Starting at the top of the listing, extract every line up to and including the one with "ax.spines[s].set_linewidth(1.2)". Pictures stay out of the copy.

* [Source excerpt]:
------------------------------------------------------------

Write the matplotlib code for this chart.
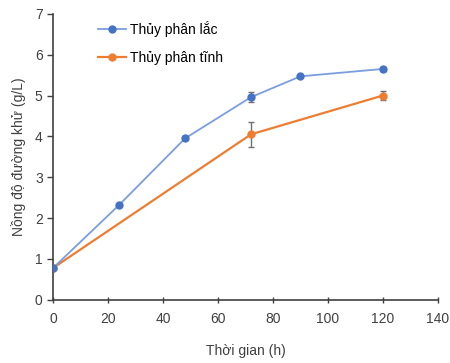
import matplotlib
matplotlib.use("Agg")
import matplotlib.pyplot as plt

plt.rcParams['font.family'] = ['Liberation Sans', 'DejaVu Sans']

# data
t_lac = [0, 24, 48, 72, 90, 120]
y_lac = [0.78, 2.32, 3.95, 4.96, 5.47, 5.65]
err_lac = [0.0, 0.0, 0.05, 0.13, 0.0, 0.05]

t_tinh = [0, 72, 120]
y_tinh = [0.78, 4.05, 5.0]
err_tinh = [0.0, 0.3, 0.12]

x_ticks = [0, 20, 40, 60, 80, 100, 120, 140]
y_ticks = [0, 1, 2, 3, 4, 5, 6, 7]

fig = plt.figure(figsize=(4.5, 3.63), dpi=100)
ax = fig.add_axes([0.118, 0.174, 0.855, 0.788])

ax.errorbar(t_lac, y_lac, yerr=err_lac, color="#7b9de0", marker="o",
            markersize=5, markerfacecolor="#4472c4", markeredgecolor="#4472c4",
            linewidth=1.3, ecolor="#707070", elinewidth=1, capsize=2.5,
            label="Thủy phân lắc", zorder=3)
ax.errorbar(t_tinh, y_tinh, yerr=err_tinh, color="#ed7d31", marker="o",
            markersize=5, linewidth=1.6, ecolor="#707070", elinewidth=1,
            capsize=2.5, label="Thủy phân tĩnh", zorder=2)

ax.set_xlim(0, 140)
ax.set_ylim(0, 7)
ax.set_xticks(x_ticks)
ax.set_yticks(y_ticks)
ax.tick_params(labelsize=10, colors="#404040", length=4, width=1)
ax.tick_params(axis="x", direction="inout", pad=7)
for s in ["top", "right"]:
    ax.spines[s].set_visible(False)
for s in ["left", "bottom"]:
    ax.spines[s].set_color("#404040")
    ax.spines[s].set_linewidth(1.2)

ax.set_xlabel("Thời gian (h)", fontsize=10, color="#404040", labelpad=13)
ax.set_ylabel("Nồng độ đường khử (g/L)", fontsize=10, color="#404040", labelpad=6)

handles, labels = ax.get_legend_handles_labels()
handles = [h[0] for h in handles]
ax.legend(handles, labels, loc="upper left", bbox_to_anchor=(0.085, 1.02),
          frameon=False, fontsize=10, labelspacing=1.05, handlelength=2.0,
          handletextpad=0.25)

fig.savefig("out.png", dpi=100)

------------------------------------------------------------

* [Complete answer]:
Write the matplotlib code for this chart.
import matplotlib
matplotlib.use("Agg")
import matplotlib.pyplot as plt

plt.rcParams['font.family'] = ['Liberation Sans', 'DejaVu Sans']

# data
t_lac = [0, 24, 48, 72, 90, 120]
y_lac = [0.78, 2.32, 3.95, 4.96, 5.47, 5.65]
err_lac = [0.0, 0.0, 0.05, 0.13, 0.0, 0.05]

t_tinh = [0, 72, 120]
y_tinh = [0.78, 4.05, 5.0]
err_tinh = [0.0, 0.3, 0.12]

x_ticks = [0, 20, 40, 60, 80, 100, 120, 140]
y_ticks = [0, 1, 2, 3, 4, 5, 6, 7]

fig = plt.figure(figsize=(4.5, 3.63), dpi=100)
ax = fig.add_axes([0.118, 0.174, 0.855, 0.788])

ax.errorbar(t_lac, y_lac, yerr=err_lac, color="#7b9de0", marker="o",
            markersize=5, markerfacecolor="#4472c4", markeredgecolor="#4472c4",
            linewidth=1.3, ecolor="#707070", elinewidth=1, capsize=2.5,
            label="Thủy phân lắc", zorder=3)
ax.errorbar(t_tinh, y_tinh, yerr=err_tinh, color="#ed7d31", marker="o",
            markersize=5, linewidth=1.6, ecolor="#707070", elinewidth=1,
            capsize=2.5, label="Thủy phân tĩnh", zorder=2)

ax.set_xlim(0, 140)
ax.set_ylim(0, 7)
ax.set_xticks(x_ticks)
ax.set_yticks(y_ticks)
ax.tick_params(labelsize=10, colors="#404040", length=4, width=1)
ax.tick_params(axis="x", direction="inout", pad=7)
for s in ["top", "right"]:
    ax.spines[s].set_visible(False)
for s in ["left", "bottom"]:
    ax.spines[s].set_color("#404040")
    ax.spines[s].set_linewidth(1.2)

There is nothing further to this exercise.